We stayed in a section of town that foreigners call the French Concession. The scale is low, and rows of sycamores line the streets. Then the neighborhood would stop abruptly stop at the foot of a huge, city block-wide hole waiting for the steel to be delivered to make another skyscraper. If we paused to contemplate the loss, a hoarde of bag and watch hawkers would vigorously pursue us with laminated cards showing pictures of “real” designer bags and Rolexes, ostensibly to lure us into white slavery with the promise of luxury goods at cheap prices.

Just kidding. They don’t need white slaves. That would be downright absurd in a robust economy like China’s. Only computers like white slaves.

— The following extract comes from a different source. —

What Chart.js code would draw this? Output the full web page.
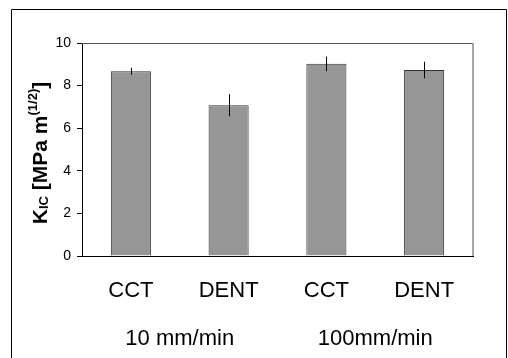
<!DOCTYPE html>
<html>
<head>
<meta charset="utf-8">
<script src="https://cdn.jsdelivr.net/npm/chart.js@4"></script>
<style>
  body { margin: 0; background: #fff; }
  #wrap { width: 508px; height: 358px; }
</style>
</head>
<body>
<div id="wrap"><canvas id="chart" width="508" height="358"></canvas></div>
<script>
const specimens = ["CCT", "DENT", "CCT", "DENT"];
const rates = ["10 mm/min", "100mm/min"];
const kic = [8.67, 7.08, 9.02, 8.73];
const kicErr = [0.16, 0.52, 0.34, 0.39];
const yTicks = [0, 2, 4, 6, 8, 10];

const font = "'Liberation Sans', Arial, sans-serif";

// vertical error bars, no caps
const errorBars = {
  id: "errorBars",
  afterDatasetsDraw(chart) {
    const ctx = chart.ctx;
    const y = chart.scales.y;
    const meta = chart.getDatasetMeta(0);
    ctx.save();
    ctx.strokeStyle = "#000";
    ctx.lineWidth = 1;
    meta.data.forEach((bar, i) => {
      const x = Math.round(bar.x) + 0.5;
      ctx.beginPath();
      ctx.moveTo(x, y.getPixelForValue(kic[i] + kicErr[i]));
      ctx.lineTo(x, y.getPixelForValue(kic[i] - kicErr[i]));
      ctx.stroke();
    });
    ctx.restore();
  },
};

// outer frame + grey top/right of plot box + rotated y title with sub/sup
const decorations = {
  id: "decorations",
  beforeDraw(chart) {
    const ctx = chart.ctx;
    ctx.save();
    ctx.fillStyle = "#fff";
    ctx.fillRect(0, 0, chart.width, chart.height);
    ctx.strokeStyle = "#000";
    ctx.lineWidth = 1;
    ctx.beginPath();
    ctx.moveTo(11.5, 400);
    ctx.lineTo(11.5, 9.5);
    ctx.lineTo(506.5, 9.5);
    ctx.lineTo(506.5, 400);
    ctx.stroke();
    ctx.restore();
  },
  afterDraw(chart) {
    const ctx = chart.ctx;
    const a = chart.chartArea;
    ctx.save();
    ctx.lineWidth = 1;
    ctx.strokeStyle = "#555";
    ctx.beginPath();
    ctx.moveTo(a.left, a.top + 0.5);
    ctx.lineTo(a.right, a.top + 0.5);
    ctx.stroke();
    ctx.strokeStyle = "#888";
    ctx.lineWidth = 1.5;
    ctx.beginPath();
    ctx.moveTo(a.right, a.top);
    ctx.lineTo(a.right, a.bottom);
    ctx.stroke();

    const parts = [
      { t: "K", s: 21, dy: 0 },
      { t: "IC", s: 13, dy: 1 },
      { t: " [MPa m", s: 21, dy: 0 },
      { t: "(1/2)", s: 13, dy: -10 },
      { t: "]", s: 21, dy: 0 },
    ];
    let total = 0;
    parts.forEach((p) => {
      ctx.font = "bold " + p.s + "px " + font;
      p.w = ctx.measureText(p.t).width;
      total += p.w;
    });
    ctx.translate(46.5, 153);
    ctx.rotate(-Math.PI / 2);
    ctx.fillStyle = "#000";
    ctx.textBaseline = "alphabetic";
    let x = -total / 2;
    parts.forEach((p) => {
      ctx.font = "bold " + p.s + "px " + font;
      ctx.fillText(p.t, x, p.dy);
      x += p.w;
    });
    ctx.restore();
  },
};

new Chart(document.getElementById("chart"), {
  type: "bar",
  data: {
    labels: specimens,
    datasets: [
      {
        data: kic,
        backgroundColor: "#969696",
        borderColor: "#333",
        borderWidth: 1,
        categoryPercentage: 1,
        barPercentage: 0.41,
      },
    ],
  },
  options: {
    responsive: false,
    animation: false,
    devicePixelRatio: 1,
    layout: { padding: { left: 0, top: 43, right: 35, bottom: 0 } },
    plugins: { legend: { display: false }, tooltip: { enabled: false } },
    scales: {
      y: {
        min: 0,
        max: 10,
        afterBuildTicks: (s) => { s.ticks = yTicks.map((v) => ({ value: v })); },
        afterFit: (s) => { s.width = 82; },
        border: { color: "#000", width: 1 },
        grid: { drawOnChartArea: false, drawTicks: true, tickLength: 5, color: "#000" },
        ticks: { color: "#000", font: { family: font, size: 14 }, padding: 6 },
      },
      x: {
        weight: 0,
        afterFit: (s) => { s.height = 60; },
        border: { color: "#000", width: 1 },
        grid: { display: false, drawTicks: false },
        ticks: { color: "#000", font: { family: font, size: 22 }, padding: 22, maxRotation: 0 },
      },
      x2: {
        type: "category",
        position: "bottom",
        weight: 1,
        labels: rates,
        afterFit: (s) => { s.height = 42; },
        border: { display: false },
        grid: { display: false, drawTicks: false },
        ticks: { color: "#000", font: { family: font, size: 22 }, padding: 10, maxRotation: 0 },
      },
    },
  },
  plugins: [decorations, errorBars],
});
</script>
</body>
</html>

I did meet a number of small business owners, enterprising individuals who worked quickly and efficiently to exchange goods and services for my yuan. In the fabric market, a three-story building housing hundreds of tiny textile stalls, I had the privilege to work with several fabled Shanghai tailors (those who didn’t escape to Hong Kong during the Cultural Revolution). Each small business owner ran a neat operation, took my money and my order, and delivered beautifully tailored custom clothes to our hotel within 36 hours. Did this ever happen here in the United States?

On our day of culture, we went to the Shanghai Museum, where there was nary an oil painting in sight. The museum did, however, have an entire exhibition hall dedicated to the history of hard currency, including the first examples of paper money in the world (made in China), and coins minted by Genghis Khan.

On our way back to the hotel, we passed a sidewalk dentist. He had a chair and a little table with fake teeth on it, and was working on an unfortunate soul with what looked like a rotary tool from Home Depot. Okay, I decided then and there, let’s not nationalize dentistry. I have enough trouble keeping those appointments.